Yukarıda yer verilen yasal düzenlemelerin birlikte değerlendirilmesinden; şirket borçlarından dolayı kanuni temsilcilere başvurulabilmesi için öncelikle şirket adına kesinleştirilmesi ve usulüne uygun tüm takip yollarının tüketilmesine karşın, borcun şirketin malvarlığından kısmen ya da tamamen tahsil edilememesi veya edilemeyeceğinin ortaya konulması gerektiği sonucuna ulaşılmaktadır.

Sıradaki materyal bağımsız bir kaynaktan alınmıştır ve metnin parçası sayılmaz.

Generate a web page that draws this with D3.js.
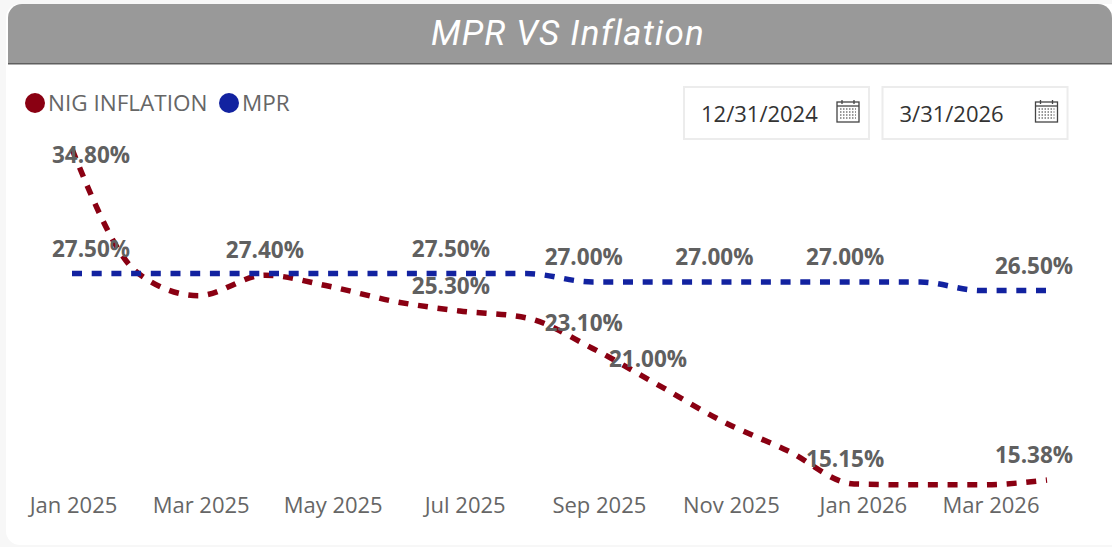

Dava dosyasının incelenmesinden, davacı adına 09/02/2016 tarihinde düzenlenen ödeme emrinden sonra 16/02/2016 tarihinde asıl borçlu şirketin davalı idareye olan 20.399.408,62 TL tutarındaki vergi borçlarından dolayı, … ruhsat nolu özel hastane açılış ruhsatı ile … tarih … sayılı özel hastane faaliyet izin belgelerine haciz konulduğu ve bu ruhsat ile faaliyet izin belgesinin paraya çevrilebilir bir değer olduğu dikkate alındığında, asıl borçlu şirket hakkında malvarlığı araştırmasının yeterince yapılıp yapılmadığı, amme alacağının asıl amme borçlusundan tamamen veya kısmen tahsilinin mümkün olup olmadığı, ayrıca davacının ilgili dönemde kanuni temsilcilik sıfatına haiz bulunup bulunmadığı yönlerinden değerlendirilme yapılmak suretiyle yeniden bir karar verilmesi gerekmektedir.

KARAR SONUCU :
Açıklanan nedenlerle;
1. Temyiz isteminin kabulüne,
2. Temyize konu … Bölge İdare Mahkemesi … Vergi Dava Dairesinin … tarih ve E:…, K:… sayılı kararının BOZULMASINA,
3. Yeniden bir karar verilmek üzere dosyanın Vergi Dava Dairesine gönderilmesine, 28/03/2023 tarihinde oybirliğiyle karar verildi.